Proof If we choose $b=1, a=b_j-1, c=\widetilde{b_j}-1$ in Lemma 3.2, then we obtain that

$F(z)=\sum\limits_{k=0}^{\infty}\frac{(b_j-1)_k}{(\widetilde{b_j}-1)_k}z^{k}$

is convex in $\mathbb{U}$ for $b_j\neq0, -1, -2, \cdots$; $-2\leq b_j-1<0$ and $\widetilde{b_j}-1>M(a, b)=2+|b_j|$. It is clear that $G(z)=\frac{\widetilde{b_j}-1}{b_j-1}[F(z)-1]\in\mathcal{K}$. After some calculations we have that

$G(z)=\sum\limits_{k=0}^{\infty}\frac{(b_j)_k}{(\widetilde{b_j})_k}z^{k+1}$

and this completes the proof.

Corollary 3.3 Let $b_j\in(-1, 0)\cup(0, 1)$ and $j\in\{1, 2, \cdots, s\}$. If $\widetilde{b_j}>3+|b_j|$, then

$W_p(\mathcal{H}(b_j);A, B)\subseteq W_p(\mathcal{H}(\widetilde{b_j});A, B).$

Proof The proof follows as the proof of Corollary 3.1 by using Corollary 3.2.

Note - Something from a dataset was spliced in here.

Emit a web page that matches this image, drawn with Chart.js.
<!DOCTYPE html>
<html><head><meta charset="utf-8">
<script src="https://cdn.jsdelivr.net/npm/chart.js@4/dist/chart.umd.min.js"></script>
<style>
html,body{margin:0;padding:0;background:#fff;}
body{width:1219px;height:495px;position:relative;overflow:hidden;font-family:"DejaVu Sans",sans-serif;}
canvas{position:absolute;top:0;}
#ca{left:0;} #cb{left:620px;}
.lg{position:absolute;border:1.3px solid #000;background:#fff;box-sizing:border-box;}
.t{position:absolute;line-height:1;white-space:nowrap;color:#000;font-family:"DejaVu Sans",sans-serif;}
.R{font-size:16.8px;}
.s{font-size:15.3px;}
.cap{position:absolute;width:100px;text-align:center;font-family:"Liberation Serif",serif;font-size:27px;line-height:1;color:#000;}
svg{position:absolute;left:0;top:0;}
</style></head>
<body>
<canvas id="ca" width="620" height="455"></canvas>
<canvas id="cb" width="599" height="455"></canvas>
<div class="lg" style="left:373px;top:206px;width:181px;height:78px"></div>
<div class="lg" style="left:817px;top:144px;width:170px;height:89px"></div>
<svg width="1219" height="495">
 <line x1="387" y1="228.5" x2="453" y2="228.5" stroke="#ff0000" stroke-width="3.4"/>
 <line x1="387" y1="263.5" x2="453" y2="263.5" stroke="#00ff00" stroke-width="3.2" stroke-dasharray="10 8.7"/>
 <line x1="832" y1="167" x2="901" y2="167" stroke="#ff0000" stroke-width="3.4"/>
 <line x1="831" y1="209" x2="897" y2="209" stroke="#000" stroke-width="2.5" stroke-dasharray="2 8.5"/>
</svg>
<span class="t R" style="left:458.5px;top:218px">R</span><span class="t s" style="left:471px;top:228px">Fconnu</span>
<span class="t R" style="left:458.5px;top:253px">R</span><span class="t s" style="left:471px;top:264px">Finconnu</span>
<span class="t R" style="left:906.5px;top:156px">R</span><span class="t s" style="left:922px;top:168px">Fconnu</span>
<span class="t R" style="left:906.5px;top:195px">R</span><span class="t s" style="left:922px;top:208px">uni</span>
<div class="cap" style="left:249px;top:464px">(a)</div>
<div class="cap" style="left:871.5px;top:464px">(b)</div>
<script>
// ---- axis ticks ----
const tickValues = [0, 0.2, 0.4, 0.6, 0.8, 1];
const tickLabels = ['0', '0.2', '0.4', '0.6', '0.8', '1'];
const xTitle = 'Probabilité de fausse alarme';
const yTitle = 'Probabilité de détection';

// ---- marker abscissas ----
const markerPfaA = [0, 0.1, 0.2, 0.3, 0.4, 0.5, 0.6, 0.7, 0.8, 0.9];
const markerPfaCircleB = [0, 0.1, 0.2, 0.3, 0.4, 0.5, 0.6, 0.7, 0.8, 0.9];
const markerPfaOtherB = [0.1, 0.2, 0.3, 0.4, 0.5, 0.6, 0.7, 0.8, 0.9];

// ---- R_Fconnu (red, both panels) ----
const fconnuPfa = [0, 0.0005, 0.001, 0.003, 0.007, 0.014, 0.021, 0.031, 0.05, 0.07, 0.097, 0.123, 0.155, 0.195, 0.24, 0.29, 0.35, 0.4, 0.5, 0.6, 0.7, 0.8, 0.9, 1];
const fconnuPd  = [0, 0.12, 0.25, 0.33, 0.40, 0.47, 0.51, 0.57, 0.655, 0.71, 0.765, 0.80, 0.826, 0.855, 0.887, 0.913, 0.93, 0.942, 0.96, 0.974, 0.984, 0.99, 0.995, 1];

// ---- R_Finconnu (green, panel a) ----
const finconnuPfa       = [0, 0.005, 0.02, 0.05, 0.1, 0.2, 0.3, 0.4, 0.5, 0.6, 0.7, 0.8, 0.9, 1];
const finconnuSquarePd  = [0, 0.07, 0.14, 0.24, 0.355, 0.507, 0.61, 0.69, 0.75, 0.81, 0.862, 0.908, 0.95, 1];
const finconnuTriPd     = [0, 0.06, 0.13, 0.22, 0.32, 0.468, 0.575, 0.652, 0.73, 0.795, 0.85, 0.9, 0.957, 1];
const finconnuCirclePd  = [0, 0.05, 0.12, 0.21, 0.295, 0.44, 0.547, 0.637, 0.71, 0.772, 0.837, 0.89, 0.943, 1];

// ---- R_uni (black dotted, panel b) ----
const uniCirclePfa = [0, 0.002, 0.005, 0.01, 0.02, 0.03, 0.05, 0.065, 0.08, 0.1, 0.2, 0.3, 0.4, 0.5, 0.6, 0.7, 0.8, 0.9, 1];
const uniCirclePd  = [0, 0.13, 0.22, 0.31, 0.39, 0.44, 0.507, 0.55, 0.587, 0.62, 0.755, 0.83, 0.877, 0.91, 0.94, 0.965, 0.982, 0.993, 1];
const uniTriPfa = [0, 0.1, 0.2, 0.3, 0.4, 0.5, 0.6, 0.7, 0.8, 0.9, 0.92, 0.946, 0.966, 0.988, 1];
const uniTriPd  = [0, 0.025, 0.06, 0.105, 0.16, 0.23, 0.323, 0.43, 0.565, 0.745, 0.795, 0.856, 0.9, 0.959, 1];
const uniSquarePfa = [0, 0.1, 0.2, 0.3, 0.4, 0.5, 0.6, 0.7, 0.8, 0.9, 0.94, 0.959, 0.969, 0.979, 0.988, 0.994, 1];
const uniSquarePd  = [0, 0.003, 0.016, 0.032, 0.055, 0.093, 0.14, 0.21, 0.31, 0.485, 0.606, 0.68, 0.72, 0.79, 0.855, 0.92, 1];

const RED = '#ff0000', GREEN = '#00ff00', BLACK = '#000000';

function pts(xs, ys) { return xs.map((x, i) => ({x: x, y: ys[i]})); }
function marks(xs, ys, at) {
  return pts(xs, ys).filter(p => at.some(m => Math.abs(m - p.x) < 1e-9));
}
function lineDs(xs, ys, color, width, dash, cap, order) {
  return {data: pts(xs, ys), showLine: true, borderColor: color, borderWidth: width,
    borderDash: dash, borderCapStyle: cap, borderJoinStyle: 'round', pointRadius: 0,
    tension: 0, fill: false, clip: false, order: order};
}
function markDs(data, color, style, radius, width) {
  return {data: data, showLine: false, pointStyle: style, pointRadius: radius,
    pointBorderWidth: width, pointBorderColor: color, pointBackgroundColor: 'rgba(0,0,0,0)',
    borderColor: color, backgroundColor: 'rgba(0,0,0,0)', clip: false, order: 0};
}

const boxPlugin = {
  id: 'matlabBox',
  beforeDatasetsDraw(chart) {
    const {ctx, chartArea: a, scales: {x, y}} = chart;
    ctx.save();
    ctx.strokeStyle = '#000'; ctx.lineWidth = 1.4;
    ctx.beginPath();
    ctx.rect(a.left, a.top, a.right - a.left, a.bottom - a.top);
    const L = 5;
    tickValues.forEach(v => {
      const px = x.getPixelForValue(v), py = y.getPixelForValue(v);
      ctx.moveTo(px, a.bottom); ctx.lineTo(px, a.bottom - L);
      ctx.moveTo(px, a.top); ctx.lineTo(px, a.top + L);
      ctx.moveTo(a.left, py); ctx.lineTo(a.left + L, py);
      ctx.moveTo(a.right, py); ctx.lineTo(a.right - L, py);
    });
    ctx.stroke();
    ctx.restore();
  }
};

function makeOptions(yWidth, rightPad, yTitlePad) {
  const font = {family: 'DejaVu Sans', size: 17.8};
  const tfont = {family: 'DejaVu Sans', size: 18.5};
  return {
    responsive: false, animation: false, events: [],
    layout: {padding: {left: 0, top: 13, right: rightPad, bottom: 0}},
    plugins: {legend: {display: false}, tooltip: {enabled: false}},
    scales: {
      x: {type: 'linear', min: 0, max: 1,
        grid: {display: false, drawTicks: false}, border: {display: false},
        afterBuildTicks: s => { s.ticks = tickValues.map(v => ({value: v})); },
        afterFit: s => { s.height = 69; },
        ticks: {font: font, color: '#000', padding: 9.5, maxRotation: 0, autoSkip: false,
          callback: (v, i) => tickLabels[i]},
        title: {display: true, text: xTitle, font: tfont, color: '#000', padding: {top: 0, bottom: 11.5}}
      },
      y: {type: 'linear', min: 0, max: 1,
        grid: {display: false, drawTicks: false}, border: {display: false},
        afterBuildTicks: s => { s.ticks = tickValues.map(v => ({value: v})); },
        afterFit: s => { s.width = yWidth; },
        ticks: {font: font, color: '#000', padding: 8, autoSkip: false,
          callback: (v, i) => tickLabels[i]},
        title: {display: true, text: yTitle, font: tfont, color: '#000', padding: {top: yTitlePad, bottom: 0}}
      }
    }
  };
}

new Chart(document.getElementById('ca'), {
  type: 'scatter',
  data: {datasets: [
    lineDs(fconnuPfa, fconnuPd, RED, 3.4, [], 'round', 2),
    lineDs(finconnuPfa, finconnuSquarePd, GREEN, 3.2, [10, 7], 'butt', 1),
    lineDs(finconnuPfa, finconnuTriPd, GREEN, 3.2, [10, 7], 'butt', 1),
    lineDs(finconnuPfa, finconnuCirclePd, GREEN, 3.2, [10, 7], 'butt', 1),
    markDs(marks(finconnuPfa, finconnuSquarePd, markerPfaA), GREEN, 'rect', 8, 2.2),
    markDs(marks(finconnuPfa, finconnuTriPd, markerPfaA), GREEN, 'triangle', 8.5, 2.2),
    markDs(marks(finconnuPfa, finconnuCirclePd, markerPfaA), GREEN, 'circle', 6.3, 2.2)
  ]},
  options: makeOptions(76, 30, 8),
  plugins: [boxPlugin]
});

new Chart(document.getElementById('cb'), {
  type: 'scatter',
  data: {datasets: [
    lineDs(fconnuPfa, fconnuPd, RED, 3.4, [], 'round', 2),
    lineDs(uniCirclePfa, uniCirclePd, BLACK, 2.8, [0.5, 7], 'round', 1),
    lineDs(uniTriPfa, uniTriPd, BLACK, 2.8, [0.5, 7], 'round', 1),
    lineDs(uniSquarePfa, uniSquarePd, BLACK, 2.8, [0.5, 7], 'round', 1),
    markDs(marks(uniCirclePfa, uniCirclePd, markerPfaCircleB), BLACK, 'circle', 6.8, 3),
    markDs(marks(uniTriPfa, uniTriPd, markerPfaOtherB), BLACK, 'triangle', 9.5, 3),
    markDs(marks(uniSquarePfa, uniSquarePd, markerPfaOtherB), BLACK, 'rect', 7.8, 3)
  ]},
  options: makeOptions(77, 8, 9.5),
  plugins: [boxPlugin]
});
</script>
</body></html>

Corollary 3.4 Let $m\in\mathbb{N}$ and $j\in\{1, 2, \cdots, s\}$. If ${\rm Re}(b_j)>1$, then

$W_p(\mathcal{H}(b_j);A, B)\subseteq W_p(\mathcal{H}(b_j+m);A, B).$

Proof Obviously, it is sufficient to prove this corollary only for $m=1$. If $f\in W_p(\mathcal{H}(b_j);A, B)$, then $H(z)=z^{1-p}\mathcal{H}(b_j)f(z)\in\mathcal{S}^*(A, B)\subseteq\mathcal{S}^*$. Let us denote

$\frac{zH'(z)}{H(z)}=\frac{1+A\omega(z)}{1+B\omega(z)} =\phi[\omega(z)] (z\in\mathbb{U}), $

where $\phi$ is convex univalent and $|\omega(z)|<1$ in $\mathbb{U}$ with $\omega(0)=0=\phi(0)-1$ and ${\rm Re}[\phi(z)]>0$. If ${\rm Re}(b_j)>1$, then

$G(z)=\sum\limits_{k=1}^{\infty}\frac{(b_j-1)+1}{(b_j-1)+k}z^{k} (z\in\mathbb{U})$

belongs to the class $\mathcal{K}$ of convex functions (see [14]). Therefore, by (2.7), we have

$\begin{array}{*{35}{l}} \frac{z{{[{{z}^{1-p}}\mathcal{H}({{b}_{j}}+1)f(z)]}^{\prime }}}{{{z}^{1-p}}\mathcal{H}({{b}_{j}}+1)f(z)}&=\frac{{{[G(z)*zH(z)]}^{\prime }}}{G(z)*H(z)}=\frac{G(z)*z{H}'(z)}{G(z)*H(z)} \\ {}&=\frac{G(z)*\phi [\omega (z)]H(z)}{G(z)*H(z)}\in \overline{\text{co}}\phi (\mathbb{U}). \\ \end{array}$

Analogous to the proof of Theorem 2.5, we obtain that $f\in W_p(\mathcal{H}(b_j+1);A, B)$.